This isn't about mean or nice. He broke the rules and management will have to figure out if there is a consequence or not. Neither you, nor we, can decide what approach to policy is right for this company.
Edit: Oh, and email accounts may be preserved to retain the information they contain. If I were to leave my current company, they would need to keep my email account open so that they would still have the records of the work I've done. The onus is on me to have integrity, if I fail that then I don't deserve anything given in a severance agreement that I've broken with my own actions.
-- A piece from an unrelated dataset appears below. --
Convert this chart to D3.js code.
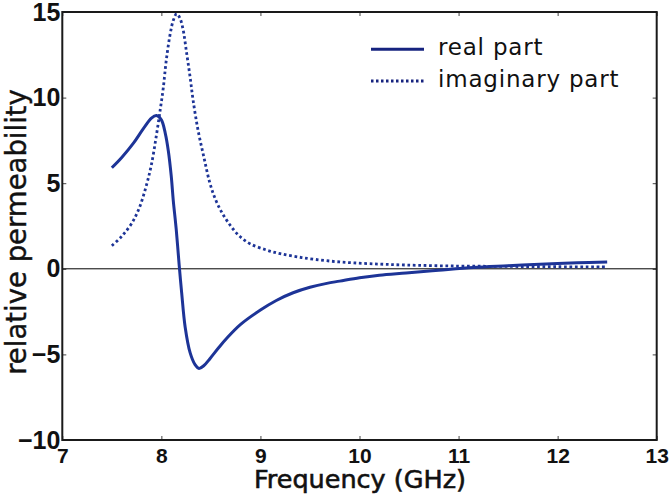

So? Preserving the account doesn't mean that the ex-employee still has access to it. My account at my former employer is still open, but I can't access it. My former boss has the passwords and I don't know what they were changed to. If you (generic) lay someone off (or fire them, terminate them, RIF them, "let them go", or "encourage them to seek new opportunities" -- how many angels can dance on the head of that particular pin?) and you don't immediately change their passwords and other access data, then you are a fool. Even the nicest people can do bad things and if a company actually wants to protect themselves, they have to take positive steps to do so.
This. Exactly. I can tell you right now that where I work, the minute you are no longer employed, for whatever reason, IT is informed and all your accounts, including email, access to share drives, ability to connect from outside computers, etc., are terminated. Again, as artk pointed out, that doesn't mean they disappear. Not by a long shot. Just means the former employee no longer has access. If the company your brother works for doesn't have a process in place to handle this, they are asking for trouble and sooner or later, someone is going to mess things up a lot worse than just sending emails for references.
I also agree that someone's personal life should not enter into consideration of how good an employee thay are or whether to lay them off or not or whether to bend the rules or not. It smacks of the old "men have a family to support and women don't" philosophy for paying men more than women. Employment, compensation and expectations should all depend on employee performance and nothing else.
ETA: I'm not sure how this relates to etiquette, though. More like a discussion about business practices.